2016/10/26

名刺入れと、こぎん刺しを始めたきっかけ

前回の記事でこぎん刺し教室のことを書きましたが、私も同じ布と糸の組み合わせで名刺入れを作ってみました。

模様はだんぶり(とんぼ)です。

からし色の記事に赤系の組み合わせが秋らしいなと思ったので。

コングレスの生地が厚みがあるので、シンプルな一つポケットの物に仕立てました。


一部ではなく、全体に模様が刺してあります。



私がこぎん刺しを始めたきっかけは、ふとしたことからです。

刺繍は小さいころから好きでしたが、フランス刺繍など本があるもの、または祖母が教えてくれた刺し子、キットになっているクロスステッチなどが主でした。

20代初めに体調を崩して仕事を退職し、気持ちも落ち込んでいたので、何か手しごとをしてみたいと思い、近くでたまたま買うことのできた刺し子糸で、クロスステッチの布を埋めてみました。

これがたまたまこぎん刺しに似ていたのです。

また、今まで刺繍のキットにはたくさんの色の刺繍糸が入っていて、それもきれいだと思っていましたが、綿の糸の素朴さがとても落ち着き、「海外の華やかなものも素敵だけれど、何か日本の素朴な刺繍をしてみたい」と思うようになりました。

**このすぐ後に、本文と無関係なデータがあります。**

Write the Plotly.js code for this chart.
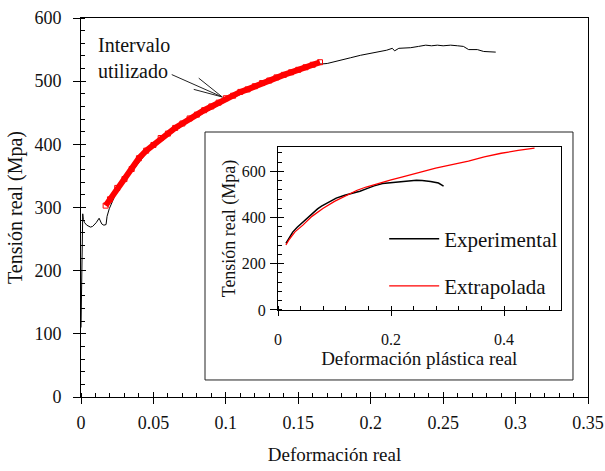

インターネットで刺繍のお教室を探していたところ、たまたまこぎん刺し教室を見つけ、次のお教室がいつかお電話してみたところ、なんと今日の午後ですよ、とのこと。

普通は見学に行ったりするのかもしれませんが、すぐに「今日、始められますか?」と聞いて、その日の午後にはお教室にいたのでした。


こぎん刺しは素朴に見えるので、一見針仕事の好きな方であれば簡単に刺せそうに見えます。
しかし、一面に糸を刺していくので、丁寧に刺さないと、最後に布にしわが寄ってしまいます。

また、刺繍枠も使いません。
運針の要領で、横に一気に刺していきます。それでいてふっくらと見せるのがこれまた難しく、私もまだまだだな・・・と刺すたびに思います。


この後こぎん刺しがブームになり、今では刺繍の中のジャンルとして一般的になりました。

一度、先生に聞いてみたことがあります。
「なぜ先生は一面に刺されるのですか?」

すると、先生は、こぎん刺しというのは刺繍ではあっても、昔は麻の布の隙間から風が入ってこないようにびっしりと刺すものでだったのよ。

今は一つ模様を入れて雑貨のように使えるけれども、それでこぎんと言っては、昔の方に申し訳ない気がするの。
とおっしゃったのです。

確かに、今ではびっしりと布を埋めなくても寒さをしのげる時代になりました。
しかし、昔、麻布と少しの綿の糸しか使うことの許されなかった時代の方にとっては、一面に刺して隙間のない布のようにすることはお洒落ではなく、寒さをしのぐために必要だったのでしょう。

それも、今のように蛍光灯の灯りもない中、家族分の服を刺す・・・とても大変だったと思います。


こんなお話を聞いてから、私も自分で刺すときは全体に模様が入るようにデザインをするようにしています。

世界には様々な刺繍がありますが、その手法が生まれた背景を知ることは、作品つくりにおいてとても大切だと、改めて感じました。